Isan demands bigger budget share

Isan demands bigger budget share

SURIN - Local goverment bodies in the Northeast are threatening to mobilise up to 100,000 demonstrators in Bangkok next week to protest against the government's refusal to give them a larger share of the national budget.

The threat comes after Prime Minister Yingluck Shinawatra brushed aside their demand for an extra 16 billion baht in the next fiscal budget.

Ms Yingluck said the 2014 Budget Bill has been approved by the cabinet, leaving no room for changes.

The network of local bodies claims their current combined budget of 625.6 billion baht, or about 27.2% of the national budget, is not adequate to fulfil the government's decentralisation policy.

Surin provincial administrative organisation (PAO) hosted a meeting yesterday of local Northeast administrations to discuss further moves. About 500 people attended the meeting.

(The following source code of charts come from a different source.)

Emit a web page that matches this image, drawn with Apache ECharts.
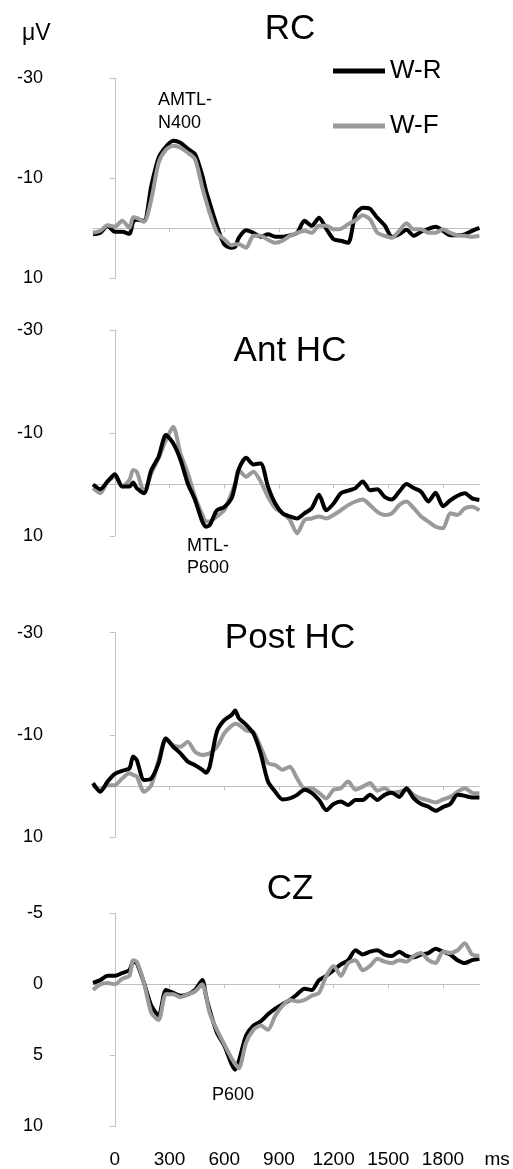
<!DOCTYPE html>
<html><head><meta charset="utf-8">
<script src="https://cdn.jsdelivr.net/npm/echarts@6/dist/echarts.min.js"></script>
<style>html,body{margin:0;padding:0;background:#fff}#c{width:513px;height:1169px}</style>
</head><body><div id="c"></div>
<script>
// ---- data ----
const times = [-120,-80,-40,0,40,80,100,120,160,200,240,280,320,360,400,440,480,500,520,560,600,640,660,680,720,760,800,840,880,920,960,1000,1040,1080,1120,1160,1200,1240,1280,1320,1360,1400,1440,1480,1520,1560,1600,1640,1680,1720,1760,1800,1840,1880,1920,1960,2000];
const seriesNames = ['W-R', 'W-F'];
const panelTitles = ['RC', 'Ant HC', 'Post HC', 'CZ'];

const rcWR = [1.2,0.9,-0.5,0.7, 0.7,1.1,-1.3,-1.7,-1.5,-8.5,-14.1,-16.3,-17.5,-17.1,-15.9, -14.8,-10.5,-7.5,-5.1,-0.5,3.2,3.9,3.7,1.9,0.4,0.9,1.7, 1.2,1.7,1.7,1.4,0.9,-1.5,-0.5,-2.1,0.1,2.2, 2.5,2.9,-2.8,-4.1,-3.9,-2.1,-0.6,1.7,1.2,0.3, 1.5,0.7,0.1,-0.3,0.5,1.4,1.4,1.2,0.5,-0.1];
const rcWF = [0.9,0.5,-0.6,-0.3, -1.5,-0.1,-2.2,-2.1,-1.3,-5.8,-13.1,-15.7,-16.5,-16.1,-15.1, -13.8,-8.1,-5.5,-3.1,0.9,2.2,3.4,3.2,3.2,3.9,1.5,1.5, 2.3,2.9,2.5,1.5,0.9,0.5,0.9,-0.5,-0.5,0.2, 0.1,-0.8,-1.6,-2.6,-1.8,0.9,1.5,1.9,0.5,-1.0, 0.2,0.2,0.9,0.9,0.2,0.9,1.4,1.5,1.7,1.5];

const antWR = [0,0.9,-0.6,-2.0, 0.4,0.4,-0.4,0.7,1.7,-2.8,-5.4,-9.6,-8.0,-4.8,-0.2, 3.0,7.2,8.2,7.9,5.0,4.4,2.7,0.1,-3.0,-5.2,-3.9,-4.1, 0.4,3.7,5.6,6.2,6.6,5.6,4.6,2.0,5.0,3.7, 1.7,1.2,0.7,-0.6,1.1,0.9,2.4,2.9,1.4,-0.1, 0.7,1.4,3.3,1.6,4.2,3.1,2.2,1.7,2.7,3.0];
const antWF = [0.7,1.7,-0.6,-1.5, 0.4,-0.9,-2.8,-2.5,1.4,-2.2,-5.1,-8.6,-11.2,-6.0,-2.2, 2.4,5.9,7.2,7.2,6.2,5.0,1.7,-0.2,-2.8,-1.5,-2.5,-0.6, 2.4,4.6,5.6,6.9,9.5,6.9,6.6,6.2,6.6,5.9, 5.0,4.0,3.3,2.9,4.0,5.3,5.9,5.6,4.0,3.3, 4.6,6.2,7.2,8.2,8.5,5.6,5.9,4.6,4.3,5.0];

const postWR = [-0.6,1.1,-0.9,-2.4, -3.0,-3.5,-5.8,-5.1,-1.2,-1.5,-4.5,-9.3,-7.7,-6.4,-4.8, -4.1,-3.2,-2.6,-3.8,-10.7,-12.9,-13.9,-14.8,-13.3,-12.0,-10.3,-6.4, -0.9,1.1,2.6,2.4,1.7,0.7,1.3,2.7,4.7,3.5, 3.0,3.7,2.7,2.7,1.7,2.7,1.7,1.3,2.1,0.4, 2.4,3.5,4.0,4.8,4.1,3.5,1.7,1.9,2.2,2.2];
const postWF = [-0.2,0.7,-0.2,-0.2, -1.5,-2.5,-2.2,-1.9,1.1,-0.2,-5.1,-9.3,-8.0,-7.7,-8.7, -6.7,-6.1,-6.2,-6.4,-7.7,-10.3,-11.8,-12.2,-12.0,-10.9,-10.6,-7.7, -4.5,-4.1,-3.2,-3.8,-1.5,0.4,0.4,1.3,2.4,0.7, 0.4,-0.9,0.7,0.1,-0.6,0.9,0.4,1.3,1.1,0.7, 1.7,2.4,2.8,3.2,2.6,2.1,1.1,0.4,1.3,1.4];

const czWR = [-0.1,-0.3,-0.6,-0.6, -0.8,-1.0,-1.6,-1.5,-0.1,1.5,2.2,0.4,0.6,0.8,0.7, 0.4,-0.3,0.8,1.8,3.4,4.3,5.6,6.0,5.4,3.6,2.9,2.6, 2.1,1.7,1.4,1.1,0.7,0.3,0.4,-0.3,-0.6,-1.0, -1.4,-1.7,-2.4,-2.1,-2.3,-2.4,-2.1,-2.0,-2.3,-2.0, -1.9,-2.1,-2.2,-2.5,-2.3,-2.1,-1.7,-1.5,-1.7,-1.8];
const czWF = [0.4,0,-0.1,0, -0.4,-0.6,-1.7,-1.6,-0.1,2.0,2.5,0.7,0.7,0.9,0.7, 0.5,0.0,0.8,2.0,3.2,4.2,5.2,5.6,5.9,4.1,3.2,2.9, 3.2,2.2,1.5,1.1,1.2,1.1,0.8,0.6,-0.6,-1.3, -0.6,-1.5,-1.7,-1.0,-1.3,-1.8,-1.6,-1.5,-1.7,-1.6, -2.0,-2.2,-1.7,-1.5,-2.3,-2.2,-2.4,-2.9,-2.1,-2.0];

const yTicksMTL = [-30, -10, 10];
const yTicksCZ = [-5, 0, 5, 10];
const xTicks = [0, 300, 600, 900, 1200, 1500, 1800];

// ---- layout ----
const FONT = 'Liberation Sans, Arial, sans-serif';
const BLACK = '#000000', GRAY = '#9a9a9a', AXIS = '#c0c0c0';
const panels = [
  {wr: rcWR, wf: rcWF, min: -30, max: 10, ticks: yTicksMTL, top: 78.3, height: 200, grayTop: true, titleY: 29},
  {wr: antWR, wf: antWF, min: -30, max: 10, ticks: yTicksMTL, top: 330, height: 206, grayTop: false, titleY: 351},
  {wr: postWR, wf: postWF, min: -30, max: 10, ticks: yTicksMTL, top: 632.7, height: 204.6, grayTop: false, titleY: 638},
  {wr: czWR, wf: czWF, min: -5, max: 10, ticks: yTicksCZ, top: 913.3, height: 214, grayTop: true, titleY: 889.5}
];

const grid = [], xAxis = [], yAxis = [], series = [], graphic = [];
panels.forEach((p, i) => {
  grid.push({left: 93, right: 33.6, top: p.top, height: p.height});
  xAxis.push({
    type: 'value', gridIndex: i, min: -120, max: 2000,
    axisLine: {show: true, onZero: true, lineStyle: {color: AXIS, width: 1}},
    axisTick: {show: true, customValues: xTicks, length: 4, lineStyle: {color: AXIS, width: 1}},
    axisLabel: {show: false}, splitLine: {show: false}
  });
  yAxis.push({
    type: 'value', gridIndex: i, inverse: true, min: p.min, max: p.max,
    axisLine: {show: true, onZero: true, lineStyle: {color: AXIS, width: 1}},
    axisTick: {show: true, customValues: p.ticks, length: 5, lineStyle: {color: AXIS, width: 1}},
    axisLabel: {show: false}, splitLine: {show: false}
  });
  yAxis.push({
    type: 'value', gridIndex: i, inverse: true, min: p.min, max: p.max, position: 'left',
    axisLine: {show: false, onZero: false}, axisTick: {show: false},
    axisLabel: {show: true, customValues: p.ticks, margin: 50, fontSize: 18, color: BLACK, fontFamily: FONT,
      formatter: v => String(v)},
    splitLine: {show: false}
  });
  const mk = (name, arr, color, z) => ({
    type: 'line', name, xAxisIndex: i, yAxisIndex: 2 * i,
    data: times.map((t, k) => [t, arr[k]]),
    showSymbol: false, symbol: 'none', smooth: 0.25, z,
    lineStyle: {width: 4, color}, itemStyle: {color}
  });
  const sWR = mk(seriesNames[0], p.wr, BLACK, p.grayTop ? 2 : 3);
  const sWF = mk(seriesNames[1], p.wf, GRAY, p.grayTop ? 3 : 2);
  series.push(sWR, sWF);
  graphic.push({type: 'text', x: 290, y: p.titleY, style: {text: panelTitles[i], font: '35px ' + FONT, fill: BLACK, align: 'center', verticalAlign: 'middle'}});
});
xAxis.push({
  type: 'value', gridIndex: 3, min: -120, max: 2000, position: 'bottom', offset: 33,
  axisLine: {show: false, onZero: false}, axisTick: {show: false}, splitLine: {show: false},
  axisLabel: {show: true, customValues: xTicks, margin: 0, verticalAlign: 'middle', fontSize: 19, color: BLACK, fontFamily: FONT,
    formatter: v => String(v)},
  name: 'ms', nameLocation: 'end', nameGap: 5,
  nameTextStyle: {fontSize: 19, color: BLACK, fontFamily: FONT, verticalAlign: 'middle'}
});

graphic.push(
  {type: 'text', x: 22, y: 34, style: {text: 'μV', font: '23px ' + FONT, fill: BLACK, verticalAlign: 'middle'}},
  {type: 'text', x: 158, y: 88, style: {text: 'AMTL-\nN400', font: '18px ' + FONT, lineHeight: 23.6, fill: BLACK}},
  {type: 'text', x: 187, y: 535.7, style: {text: 'MTL-\nP600', font: '18px ' + FONT, lineHeight: 21.6, fill: BLACK}},
  {type: 'text', x: 212, y: 1095, style: {text: 'P600', font: '18px ' + FONT, fill: BLACK, verticalAlign: 'middle'}}
);

const legendBase = {orient: 'vertical', left: 333, padding: 0, icon: 'rect', itemWidth: 52, itemHeight: 5,
  textStyle: {fontSize: 26, color: BLACK, fontFamily: FONT}, selectedMode: false};

const chart = echarts.init(document.getElementById('c'));
chart.setOption({
  animation: false,
  backgroundColor: '#ffffff',
  legend: [
    Object.assign({}, legendBase, {top: 58, data: [seriesNames[0]]}),
    Object.assign({}, legendBase, {top: 113, data: [seriesNames[1]]})
  ],
  grid, xAxis, yAxis, series, graphic
});
</script>
</body></html>
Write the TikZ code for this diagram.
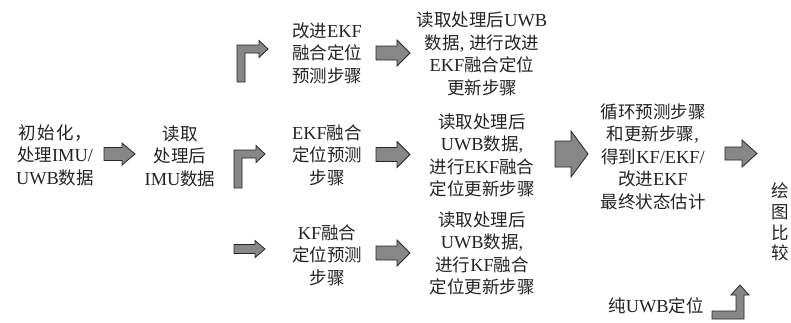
\documentclass[tikz,border=0pt]{standalone}
\usepackage{fontspec}
\setmainfont{Liberation Serif}[Scale=1.05]
\newfontfamily\cjk{Noto Sans CJK SC}
\newcommand\ZH[1]{{\cjk #1}}
\definecolor{arrfill}{RGB}{135,135,135}
\definecolor{txtcol}{RGB}{35,35,35}
\newcommand\barrow[6]{%
  \draw[blockarr] ({#1},{#4-#5}) -- ({#2},{#4-#5}) -- ({#2},{#4-#6}) -- ({#3},{#4})
    -- ({#2},{#4+#6}) -- ({#2},{#4+#5}) -- ({#1},{#4+#5}) -- cycle;}
% bent arrow: stem left x, stem width, stem bottom y, arm y, head base x, tip x, head half
\newcommand\bentarrow[7]{%
  \draw[blockarr] ({#1},{#3}) -- ({#1},{#4-#2/2}) -- ({#5},{#4-#2/2}) -- ({#5},{#4-#7})
    -- ({#6},{#4}) -- ({#5},{#4+#7}) -- ({#5},{#4+#2/2}) -- ({#1+#2},{#4+#2/2})
    -- ({#1+#2},{#3}) -- cycle;}
\tikzset{
  blockarr/.style={fill=arrfill, draw=black!85, line width=0.8pt, line join=miter},
  txt/.style={align=center, text=txtcol, inner sep=0pt,
    font=\fontsize{17.5}{22.5}\selectfont},
}
\begin{document}
\begin{tikzpicture}[x=1pt,y=-1pt]
\useasboundingbox (0,0) rectangle (791,322);

\node[txt] (t1) at (55,155) {\ZH{初\hspace{2pt}始\hspace{2pt}化，}\\\ZH{处理}IMU/\\UWB\ZH{数据}};
\node[txt] (t2) at (180,156) {\ZH{读取}\\\ZH{处理后}\\IMU\ZH{数据}};

\node[txt] (p1) at (327,53) {\ZH{改进}EKF\\\ZH{融合定位}\\\ZH{预测步骤}};
\node[txt] (p2) at (327,155) {EKF\ZH{融合}\\\ZH{定位预测}\\\ZH{步骤}};
\node[txt] (p3) at (327,255) {KF\ZH{融合}\\\ZH{定位预测}\\\ZH{步骤}};

\node[txt] (u1) at (482,54) {\ZH{读取处理后}UWB\\\ZH{数据}, \ZH{进行改进}\\EKF\ZH{融合定位}\\\ZH{更新步骤}};
\node[txt] (u2) at (482,155.5) {\ZH{读取处理后}\\UWB\ZH{数据},\\\ZH{进行}EKF\ZH{融合}\\\ZH{定位更新步骤}};
\node[txt] (u3) at (482,253.5) {\ZH{读取处理后}\\UWB\ZH{数据},\\\ZH{进行}KF\ZH{融合}\\\ZH{定位更新步骤}};

\node[txt] (f) at (653,156.5) {\ZH{循环预测步骤}\\\ZH{和更新步骤},\\\ZH{得到}KF/EKF/\\\ZH{改进}EKF\\\ZH{最终状态估计}};

\node[txt, font=\fontsize{17.5}{20.8}\selectfont] (v) at (780,222) {\ZH{绘}\\\ZH{图}\\\ZH{比}\\\ZH{较}};
\node[txt] (b) at (656,306) {\ZH{纯}UWB\ZH{定位}};

% straight block arrows
\barrow{104}{122}{135}{154}{6.5}{11}
\barrow{376}{397}{410}{53}{7}{13}
\barrow{376}{397}{410}{154.5}{7}{13}
\barrow{376}{397}{410}{253}{7}{13}
\barrow{234}{255}{265}{249}{4.5}{8.5}
\barrow{555}{571}{588}{154}{13}{23}
\barrow{725}{742}{757}{153.5}{6.5}{13.5}

% bent arrows
\bentarrow{237}{8}{82}{49}{259}{268}{8.5}
\bentarrow{234}{8}{188}{154}{256}{265}{8.5}

% bottom-right bent arrow (right then up)
\draw[blockarr] (712,311) -- (736,311) -- (736,295) -- (731,295) -- (740,285)
  -- (749,295) -- (744,295) -- (744,319) -- (712,319) -- cycle;
\end{tikzpicture}
\end{document}
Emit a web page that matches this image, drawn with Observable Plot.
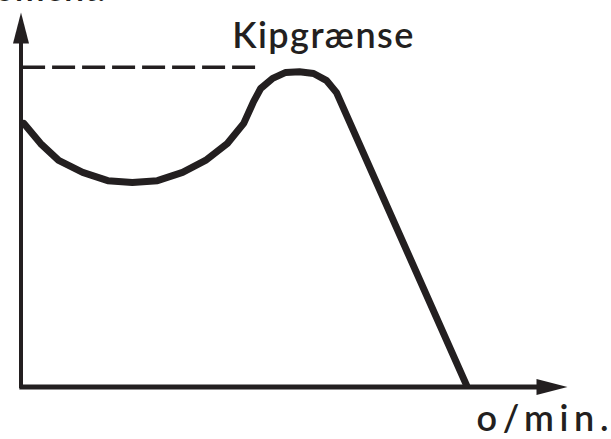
<!DOCTYPE html>
<html>
<head>
<meta charset="utf-8">
<script src="https://cdn.jsdelivr.net/npm/d3@7"></script>
<script src="https://cdn.jsdelivr.net/npm/@observablehq/plot@0.6"></script>
<style>
  html, body { margin: 0; padding: 0; background: #fff; }
  #chart { width: 611px; height: 439px; overflow: hidden; }
</style>
</head>
<body>
<div id="chart"></div>
<script>
// ---- data (relative units: speed % along x-axis, torque % along y-axis) ----
const speed  = [0.4, 3.5, 6.8, 11.2, 15.8, 20.3, 24.9, 29.5, 33.7, 37.7, 40.7, 42.5, 43.8, 46.0, 48.4, 50.9, 53.5, 55.9, 57.7, 81.5];
const torque = [70.4, 65.0, 60.5, 57.3, 55.1, 54.6, 55.1, 57.3, 60.5, 65.0, 70.4, 76.2, 79.7, 82.4, 84.0, 84.2, 83.7, 81.8, 78.6, 0.5];
const breakdownTorque = 85.4;   // Kipgrænse level
const limitLineEnd = 44.1;      // where the dashed line stops
const limitLabel = "Kipgrænse";
const xLabel = "o/min.";
const yLabel = "Moment.";

const ink = "#231f20";
const font = "Lato, 'Open Sans', sans-serif";

const curve = speed.map((s, i) => ({speed: s, torque: torque[i]}));

// narrow filled arrowhead, tip at origin, pointing up (rotate 90 => right)
const arrowHead = {
  draw(ctx) {
    ctx.moveTo(0, 0);
    ctx.lineTo(8, 31);
    ctx.lineTo(-8, 31);
    ctx.closePath();
  }
};

const chart = Plot.plot({
  width: 611,
  height: 439,
  marginLeft: 21,
  marginRight: 44,
  marginTop: 12,
  marginBottom: 52.5,
  x: {domain: [0, 100], axis: null},
  y: {domain: [0, 100], axis: null},
  style: {background: "#fff", fontFamily: font},
  marks: [
    // axes
    Plot.ruleX([0], {y1: -0.4, y2: 92, stroke: ink, strokeWidth: 4, dx: -0.5}),
    Plot.ruleY([0], {x1: -0.3, x2: 96, stroke: ink, strokeWidth: 5}),
    Plot.dot([{x: 0, y: 100}], {x: "x", y: "y", symbol: arrowHead, r: 1, fill: ink, stroke: null, dx: -0.5}),
    Plot.dot([{x: 100, y: 0}], {x: "x", y: "y", symbol: arrowHead, r: 1, fill: ink, stroke: null, rotate: 90}),
    // breakdown torque limit
    Plot.ruleY([breakdownTorque], {x1: 0.2, x2: limitLineEnd, stroke: ink, strokeWidth: 3.5, strokeDasharray: "23,7"}),
    // torque curve
    Plot.line(curve, {x: "speed", y: "torque", stroke: ink, strokeWidth: 7, strokeLinejoin: "miter"}),
    // labels
    Plot.text([limitLabel], {x: limitLineEnd, y: breakdownTorque, text: d => d, textAnchor: "start", lineAnchor: "bottom",
      dx: -30, dy: -19.5, fontSize: 36, fontWeight: 600, fill: ink}),
    Plot.text([xLabel], {x: 100, y: 0, text: d => d, textAnchor: "start", lineAnchor: "bottom",
      dx: -91, dy: 43.5, fontSize: 36, fontWeight: 600, fill: ink}),
    Plot.text([yLabel], {x: 0, y: 100, text: d => d, textAnchor: "end", lineAnchor: "bottom",
      dx: 84, dy: -12, fontSize: 36, fontWeight: 600, fill: ink})
  ]
});

// widen the labels' letter spacing to match the original lettering
const widths = {[limitLabel]: 181, [xLabel]: 132};
d3.select(chart).selectAll("text").each(function () {
  const w = widths[this.textContent];
  if (w) {
    this.setAttribute("textLength", w);
    this.setAttribute("lengthAdjust", "spacing");
  }
});

document.getElementById("chart").append(chart);
</script>
</body>
</html>
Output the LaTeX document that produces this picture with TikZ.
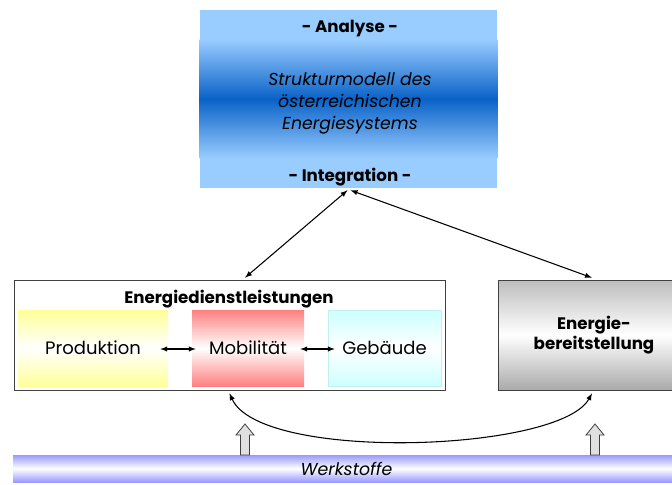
\documentclass[tikz,border=0pt]{standalone}
\usepackage{fontspec}
\setmainfont{Poppins}
\usetikzlibrary{calc,positioning,shapes,arrows}
\definecolor{hellblau}{HTML}{99CCFF}
\definecolor{tiefblau}{HTML}{0A62C8}
\definecolor{gelb}{HTML}{FFFF99}
\definecolor{rot}{HTML}{FF8080}
\definecolor{tuerkis}{HTML}{CCFFFF}
\definecolor{grau}{HTML}{BDBDBD}
\definecolor{lila}{HTML}{9999FF}
\tikzset{
  feld/.style={rectangle,inner sep=0,minimum height=57pt},
  fett/.style={font=\fontsize{12.5}{15.5}\selectfont\bfseries},
  pfeil/.style={latex-latex,thick},
  hohl/.style={draw=black!75,fill=black!12,line width=0.6pt}
}

\begin{document}
\begin{tikzpicture}[x=0.75pt,y=-0.75pt,font=\fontsize{13.5}{16}\selectfont]
		\useasboundingbox (0,0) rectangle (672,485);
		% Strukturmodell
		\node(modell) at (348.5,99) [rectangle,fill=hellblau,inner sep=0,minimum width=222.75pt,minimum height=133.5pt] {};
		\shade[top color=hellblau,bottom color=hellblau,middle color=tiefblau] ($(modell.north west)+(0,30)$) rectangle ($(modell.south east)+(0,-30)$);
		\node(analyse) at (350,29) [fett] {- Analyse -};
		\node(titel) at (350,103) [align=center,font=\fontsize{13}{16.5}\selectfont\itshape] {Strukturmodell des\\österreichischen\\Energiesystems};
		\node(integration) at (350,177) [fett] {- Integration -};
		% Energiedienstleistungen
		\node(dienst) at (229.5,335) [rectangle,draw=black!75,fill=white,minimum width=323.25pt,minimum height=82.5pt] {};
		\node(dtitel) at (229,299) [fett] {Energiedienstleistungen};
		\node(prod) at (93,348) [feld,minimum width=112.5pt,top color=gelb,bottom color=gelb,middle color=white,text depth=-2pt] {Produktion};
		\node(mob) at (248,348) [feld,minimum width=84pt,top color=rot,bottom color=rot,middle color=white,text depth=-2pt] {Mobilität};
		\node(geb) at (384.5,348) [feld,minimum width=84.75pt,draw=tuerkis!80!black!30!tuerkis,top color=tuerkis,bottom color=tuerkis,middle color=white,text depth=-2pt] {Gebäude};
		\draw[pfeil] ($(prod.east)+(-8,1)$) -- ($(mob.west)+(4,1)$);
		\draw[pfeil] ($(mob.east)+(-4,1)$) -- ($(geb.west)+(7,1)$);
		% Energiebereitstellung
		\node(bereit) at (594,335) [rectangle,draw=black!75,align=center,fett,minimum width=144pt,minimum height=82.5pt,top color=grau,bottom color=grau!90!black,middle color=white] {Energie-\\bereitstellung};
		% Werkstoffe
		\node(werk) at (346.5,468.5) [rectangle,inner sep=0,minimum width=500.25pt,minimum height=20.25pt,top color=lila,bottom color=lila,middle color=white,font=\fontsize{13}{15}\selectfont\itshape] {Werkstoffe};
		% Verbindungen
		\draw[pfeil] ($(modell.south)+(-1,2)$) -- ($(dienst.north)+(15.5,-2)$);
		\draw[pfeil] ($(modell.south)+(2,2)$) -- ($(bereit.north)+(-2,-2)$);
		\draw[pfeil] ($(dienst.south)+(0,3)$) .. controls ($(dienst.south)+(31,72)$) and ($(bereit.south)+(-34,62)$) .. ($(bereit.south)+(-2,3)$);
		\foreach \ax in {245,595}
			\draw[hohl] (\ax-4.5,455) -- (\ax-4.5,435) -- (\ax-9,435) -- (\ax,424) -- (\ax+9,435) -- (\ax+4.5,435) -- (\ax+4.5,455) -- cycle;
	\end{tikzpicture}
\end{document}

The Federation of PAOs in the Northeast chairman Chaimongkol Chairop said the planned protest next Tuesday was a signal that the people of the Northeast would not be fooled.

He said the government had promised to increase the budget for local administrative bodies by 16 billion baht during talks on Friday.

"So it was an empty promise. Next Tuesday we will gather at Government House and this time we will wear black," he said.

Surin PAO chairman Kittipat Rungthanakiat said the protesters would camp out in front of Government House for "as long as it takes".

"We will be ready for a prolonged protest. The government owes us an answer," he said.

Mr Kittipat said the federation's move was not politically motivated.

He said local administrative organisations in the Northeast need extra funds to invest and improve infrastructure, adding: "We aren't doing it for ourselves, but for the people who deserve better."

The budget issue was also raised at a meeting of Central and Eastern local administrative bodies in Ayutthaya yesterday. Ayutthaya PAO chairman Chatree Yuprasert said it was time for local bodies to have a say in budget allocation.

Despite the establishment of the Office of Decentralisation to Local Government Organisation, Mr Chatree said the budget for local bodies was still being prepared by the Budget Bureau, the Fiscal Policy Office and the National Economic and Social Development Board.

"That's not fair to the local organisations which are responsible for communities nationwide," he said.

The government is required to eventually set aside 35% of the national expenditure budget for local administration organisations at all levels under the Decentralisation Law that took effect in 1999. That goal has never been achieved, with administrations pleading budget restraints and seemingly reluctant to decentralise power.